「二木立の医療経済・政策学関連ニューズレター(通巻71号)」

「二木立の医療経済・政策学関連ニューズレター(通巻71号)」より、転載(赤字は、管理者が加工)。 『週刊東洋経済』6月12日号に、伊藤元重氏(東京大学大学院経済学研究科教授)と伊藤たてお氏(日本難病・疾病団体協議会代表)と私の座談会「徹底討論 医療を通じた経済成長 混合診療拡大の是非」が掲載されます。 →6/7に発売ですね。楽しみです。 3.私の好きな名言・警句の紹介(その64)-最近知った名言・警句 <研究と研究者のあり方> ○上田敏(当時・東大病院リハビリテーション部専属医(助手))「少数の恵まれた場でのみ高い水準のリハビリテーションがおこなわれているという状況、これはたとえばオベリスクのように、基底の狭い高い塔のようなものであり、単に少数の患者にしか役立たないというだけでなく、学問・技術のあり方としても脆弱な、強い嵐が来れば倒れてしまうようなものでしかない。
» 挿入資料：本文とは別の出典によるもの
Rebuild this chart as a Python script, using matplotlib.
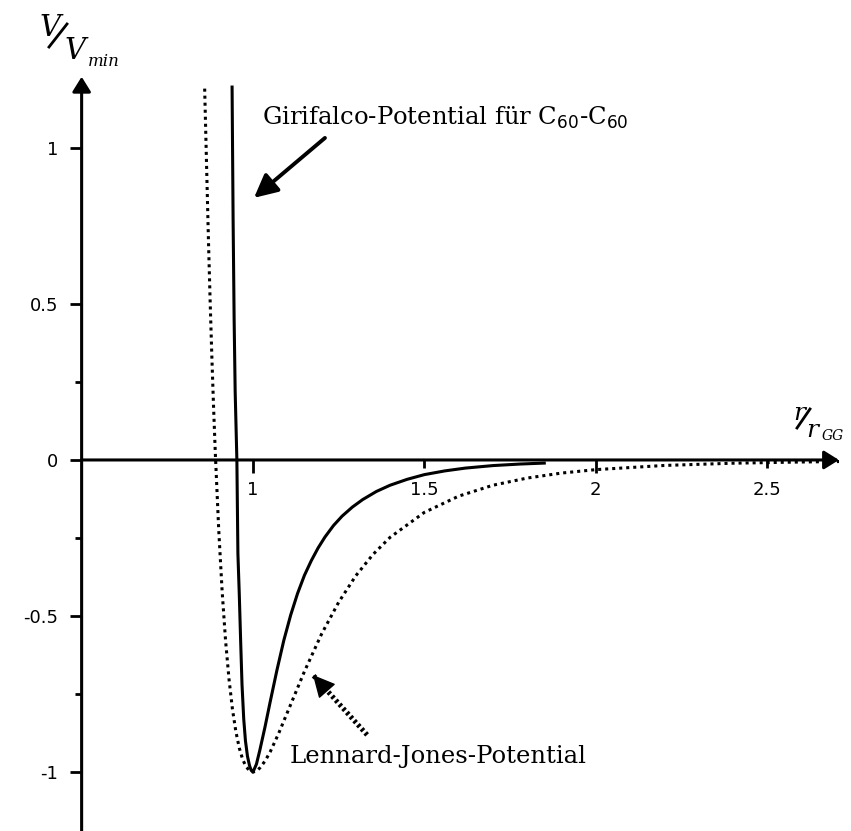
import numpy as np
import matplotlib
matplotlib.use('Agg')
import matplotlib.pyplot as plt
from matplotlib.lines import Line2D
from matplotlib.ticker import FixedLocator, FixedFormatter

# Girifalco-Potential (durchgezogen)
r_gir = [0.939, 0.942, 0.945, 0.948, 0.953, 0.956, 0.960, 0.964, 0.968, 0.973,
         0.978, 0.984, 0.990, 0.995, 1.000, 1.010, 1.020, 1.035, 1.050, 1.070,
         1.090, 1.110, 1.130, 1.150, 1.170, 1.190, 1.210, 1.235, 1.260, 1.290,
         1.320, 1.360, 1.400, 1.450, 1.500, 1.560, 1.620, 1.700, 1.780, 1.850]
v_gir = [1.195, 0.77, 0.45, 0.22, 0.0, -0.30, -0.43, -0.58, -0.72, -0.83,
         -0.90, -0.95, -0.98, -0.995, -1.0, -0.975, -0.93, -0.856, -0.776, -0.673,
         -0.578, -0.497, -0.428, -0.370, -0.323, -0.282, -0.247, -0.210, -0.180, -0.151,
         -0.127, -0.101, -0.081, -0.062, -0.047, -0.035, -0.026, -0.018, -0.013, -0.010]

# Lennard-Jones-Potential (gepunktet)
r_lj = [0.859, 0.865, 0.870, 0.875, 0.880, 0.885, 0.890, 0.900, 0.910, 0.920,
        0.930, 0.940, 0.950, 0.960, 0.970, 0.980, 0.990, 1.000, 1.010, 1.020,
        1.035, 1.050, 1.075, 1.100, 1.150, 1.200, 1.250, 1.300, 1.350, 1.400,
        1.500, 1.600, 1.700, 1.800, 1.900, 2.000, 2.200, 2.400, 2.600, 2.710]
v_lj = [1.19, 0.925, 0.706, 0.508, 0.330, 0.169, 0.024, -0.223, -0.421, -0.579,
        -0.702, -0.798, -0.870, -0.923, -0.960, -0.983, -0.996, -1.0, -0.997, -0.987,
        -0.965, -0.936, -0.876, -0.810, -0.678, -0.558, -0.456, -0.371, -0.303, -0.248,
        -0.168, -0.116, -0.081, -0.058, -0.042, -0.031, -0.0176, -0.0104, -0.0065, -0.005]

xticks_major = [1, 2]
xticks_minor = [1.5, 2.5]
yticks_major = [-1, -0.5, 0, 0.5, 1]
yticks_minor = [-0.75, -0.25, 0.25]

# Pfeile der Beschriftungen (Spitze, Ende)
gir_tip, gir_tail = (1.003, 0.84), (1.210, 1.032)
lj_tip, lj_tail = (1.175, -0.689), (1.333, -0.881)

W, H = 851, 831
fig = plt.figure(figsize=(W / 100, H / 100), dpi=100)
ax = fig.add_axes([0, 0, 1, 1])
ax.set_xlim(0.2618, 2.745)
ax.set_ylim(-1.189, 1.474)

def px(x, y):
    return x / W, 1 - y / H

# Kurven
ax.plot(r_gir, v_gir, color='black', lw=2.2, solid_joinstyle='round', zorder=3)
ax.plot(r_lj, v_lj, color='black', lw=2.2, ls=(0, (1, 1.3)), zorder=3)

# Achsen mit Pfeilen
for s in ax.spines.values():
    s.set_visible(False)
ax.spines['left'].set_position(('data', 0.5))
ax.spines['bottom'].set_position(('data', 0))
arr = dict(arrowstyle='-|>,head_length=0.45,head_width=0.28', mutation_scale=20,
           lw=2.2, color='black', shrinkA=0, shrinkB=0)
ax.annotate('', xy=(0.5, 1.228), xytext=(0.5, -1.2), arrowprops=arr, zorder=4)
ax.annotate('', xy=(2.71, 0), xytext=(0.5, 0), arrowprops=arr, zorder=4)

ax.xaxis.set_major_locator(FixedLocator(xticks_major))
ax.xaxis.set_minor_locator(FixedLocator(xticks_minor))
ax.xaxis.set_major_formatter(FixedFormatter([str(t) for t in xticks_major]))
ax.xaxis.set_minor_formatter(FixedFormatter([str(t) for t in xticks_minor]))
ax.yaxis.set_major_locator(FixedLocator(yticks_major))
ax.yaxis.set_minor_locator(FixedLocator(yticks_minor))
ax.yaxis.set_major_formatter(FixedFormatter([f'{t:g}' for t in yticks_major]))
ax.tick_params(axis='x', which='major', direction='out', length=9, width=2, pad=6,
               labelsize=13)
ax.tick_params(axis='x', which='minor', direction='out', length=6, width=2, pad=9,
               labelsize=13)
ax.tick_params(axis='y', which='major', direction='out', length=9, width=2, pad=8,
               labelsize=13)
ax.tick_params(axis='y', which='minor', direction='out', length=5, width=2)
for lab in ax.get_xticklabels(which='both') + ax.get_yticklabels():
    lab.set_family('DejaVu Sans')

# Achsenbeschriftung V/V_min
serif = dict(family='DejaVu Serif', style='italic', color='black')
fig.text(*px(40, 36), 'V', ha='left', va='baseline', fontsize=21, **serif)
fig.text(*px(65, 59), 'V', ha='left', va='baseline', fontsize=21, **serif)
fig.text(*px(88, 66), 'min', ha='left', va='baseline', fontsize=12, **serif)
fig.add_artist(Line2D([49 / W, 67 / W], [1 - 47 / H, 1 - 24 / H], lw=2, color='black'))

# r/r_GG
fig.text(*px(793, 420), 'r', ha='left', va='baseline', fontsize=18, **serif)
fig.text(*px(806, 437), 'r', ha='left', va='baseline', fontsize=18, **serif)
fig.text(*px(822, 440), 'GG', ha='left', va='baseline', fontsize=10, **serif)
fig.add_artist(Line2D([797 / W, 810 / W], [1 - 428 / H, 1 - 409 / H], lw=2, color='black'))

# Beschriftungen mit Pfeilen
ax.text(*px(262, 125), 'Girifalco-Potential für C$_{60}$-C$_{60}$',
        transform=fig.transFigure, ha='left', va='baseline', fontsize=17.5,
        family='DejaVu Serif')
ax.annotate('', xy=gir_tip, xytext=gir_tail,
            arrowprops=dict(arrowstyle='-|>,head_length=0.7,head_width=0.35',
                            mutation_scale=20, lw=2.8, color='black',
                            shrinkA=0, shrinkB=0))
ax.text(*px(290, 763), 'Lennard-Jones-Potential', transform=fig.transFigure,
        ha='left', va='baseline', fontsize=17.5, family='DejaVu Serif')
# gepunkteter Pfeilschaft, Spitze separat
ax.plot([lj_tail[0], lj_tip[0]], [lj_tail[1], lj_tip[1]], color='black', lw=3.6,
        ls=(0, (0.55, 0.55)), dash_capstyle='butt')
ax.annotate('', xy=lj_tip, xytext=(lj_tip[0] + 0.02, lj_tip[1] - 0.025),
            arrowprops=dict(arrowstyle='-|>,head_length=0.7,head_width=0.35',
                            mutation_scale=20, lw=1, color='black',
                            shrinkA=0, shrinkB=0))

fig.savefig('out.png', dpi=100)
リハビリテーションが実際のニードに答えることができ、同時に学問技術としても着実に豊かな発展をとげていくためには、ピラミッドのように、あるいは富士山のように、裾野のひろい、安定した姿のものにならなければならない」(二木立『脳卒中・片マヒのリハビリテーション-一般病院での運動療法基準化の試み-増補版』 「推薦の言葉」(代々木病院医報編集委員会,1976))。 <組織のマネジメントとリーダーシップのあり方> ○アラン・M・ウェバー(『ハーバード・ビジネス・レビュー』元編集長)「心から改革を望み、殉教者になるつもりもないのなら、ちょっとしたテクニックと戦術を知っておくことが必要だ。/1.長期戦に向かう覚悟を決める 勝利を急いで、簡単にキャリアを犠牲にしてはいけない。あなたに戦う気があるなら、『ずっと戦い続ける覚悟』が必要なのだ。長期的なメリットを判断する視点をもって、いろいろな戦いの場に駆けつける必要がある。2.反対派の主張に彼ら以上に精通する 一般的には、お金の話ができたほうがいい。あなたがその方面に自信がないなら勉強しておこう。改革派も反対派も、お金の問題は軽んじることができないからだ。3.よりよい代替案を用意する(中略)/4.仲間を探す」(市川裕康訳『魂を売らずに成功する-伝説のビジネス誌編集長が選んだ飛躍のルール52』英治出版,2010,44-45頁。引用文中のゴチックは訳書)。二木コメント-私の経験でも、「長期戦」の覚悟もないまま、短兵急に改革を主張・強行して挫折し、「殉教者」になった方が少なくありません。4つの「テクニック」(というより心構え)のうち、特に2は類書には余り書かれておらず、大いに共感しました。 ○アラン・M・ウェバー(同上)「最後に勝つのは『開かれた人間』(中略)ではどうしたらずっとオープンで生き生きした、まわりからも近づきやすい人間でいられるのだろうか?/一つめは、自分がどんなに地位が高くなっても、臆さずに真実を言える人間をそばに置くこと。(中略)/二つめは、庶民の暮らしを肌で感じることだ。(中略)/三つめは、ビジネスにおける感情面を軽くみないことだ」(上掲『魂を売らずに成功する』242-243頁。引用文中のゴチックは訳書)。